======== Source excerpt ========

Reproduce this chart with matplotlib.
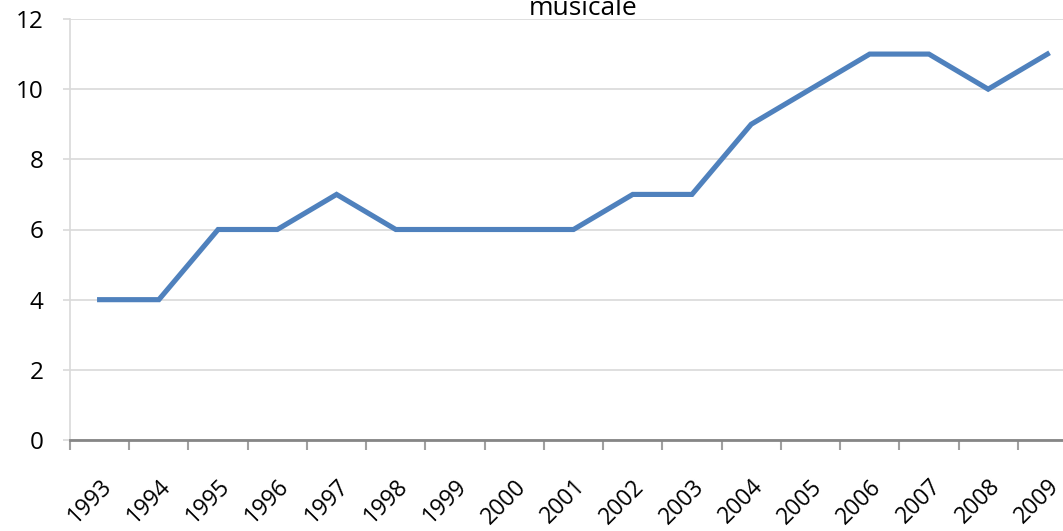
import numpy as np
import matplotlib.pyplot as plt

# data
years = [str(y) for y in range(1993, 2010)]
values = [4, 4, 6, 6, 7, 6, 6, 6, 6, 7, 7, 9, 10, 11, 11, 10, 11]
yticks = [0, 2, 4, 6, 8, 10, 12]

plt.rcParams['font.family'] = ['Open Sans', 'DejaVu Sans']

fig = plt.figure(figsize=(10.63, 5.31), dpi=100)
ax = fig.add_axes([70 / 1063, 91 / 531, 1007 / 1063, 421 / 531])

x = np.arange(len(years))
ax.plot(x, values, color='#4F81BD', linewidth=3.7, solid_joinstyle='miter', zorder=3)

ax.set_xlim(-0.5, len(years) - 0.5)
ax.set_ylim(0, 12)
ax.set_yticks(yticks)
ax.set_yticklabels([str(v) for v in yticks], fontsize=17.5)
ax.yaxis.grid(True, color='#D9D9D9', linewidth=1.2)
ax.set_axisbelow(True)

ax.set_xticks(x)
ax.set_xticklabels(years, rotation=45, ha='right', rotation_mode='anchor', fontsize=16.5)
ax.tick_params(axis='x', which='major', length=0, pad=25)
ax.set_xticks(np.arange(-0.5, len(years)), minor=True)
ax.tick_params(axis='x', which='minor', length=7, width=1.5, color='#A0A0A0')
ax.tick_params(axis='y', length=5, width=1.2, color='#D9D9D9', pad=14)

for s in ['top', 'right']:
    ax.spines[s].set_visible(False)
ax.spines['left'].set_color('#D9D9D9')
ax.spines['left'].set_linewidth(1.2)
ax.spines['bottom'].set_color('#868686')
ax.spines['bottom'].set_linewidth(2)

fig.text(583 / 1063, 1 - 15 / 531, 'musicale', ha='center', va='baseline', fontsize=19)

fig.savefig('out.png', dpi=100)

========

Task description.
Copy the listing in full and without alteration, omitting every picture.

Answer for this exercise.
Reproduce this chart with matplotlib.
import numpy as np
import matplotlib.pyplot as plt

# data
years = [str(y) for y in range(1993, 2010)]
values = [4, 4, 6, 6, 7, 6, 6, 6, 6, 7, 7, 9, 10, 11, 11, 10, 11]
yticks = [0, 2, 4, 6, 8, 10, 12]

plt.rcParams['font.family'] = ['Open Sans', 'DejaVu Sans']

fig = plt.figure(figsize=(10.63, 5.31), dpi=100)
ax = fig.add_axes([70 / 1063, 91 / 531, 1007 / 1063, 421 / 531])

x = np.arange(len(years))
ax.plot(x, values, color='#4F81BD', linewidth=3.7, solid_joinstyle='miter', zorder=3)

ax.set_xlim(-0.5, len(years) - 0.5)
ax.set_ylim(0, 12)
ax.set_yticks(yticks)
ax.set_yticklabels([str(v) for v in yticks], fontsize=17.5)
ax.yaxis.grid(True, color='#D9D9D9', linewidth=1.2)
ax.set_axisbelow(True)

ax.set_xticks(x)
ax.set_xticklabels(years, rotation=45, ha='right', rotation_mode='anchor', fontsize=16.5)
ax.tick_params(axis='x', which='major', length=0, pad=25)
ax.set_xticks(np.arange(-0.5, len(years)), minor=True)
ax.tick_params(axis='x', which='minor', length=7, width=1.5, color='#A0A0A0')
ax.tick_params(axis='y', length=5, width=1.2, color='#D9D9D9', pad=14)

for s in ['top', 'right']:
    ax.spines[s].set_visible(False)
ax.spines['left'].set_color('#D9D9D9')
ax.spines['left'].set_linewidth(1.2)
ax.spines['bottom'].set_color('#868686')
ax.spines['bottom'].set_linewidth(2)

fig.text(583 / 1063, 1 - 15 / 531, 'musicale', ha='center', va='baseline', fontsize=19)

fig.savefig('out.png', dpi=100)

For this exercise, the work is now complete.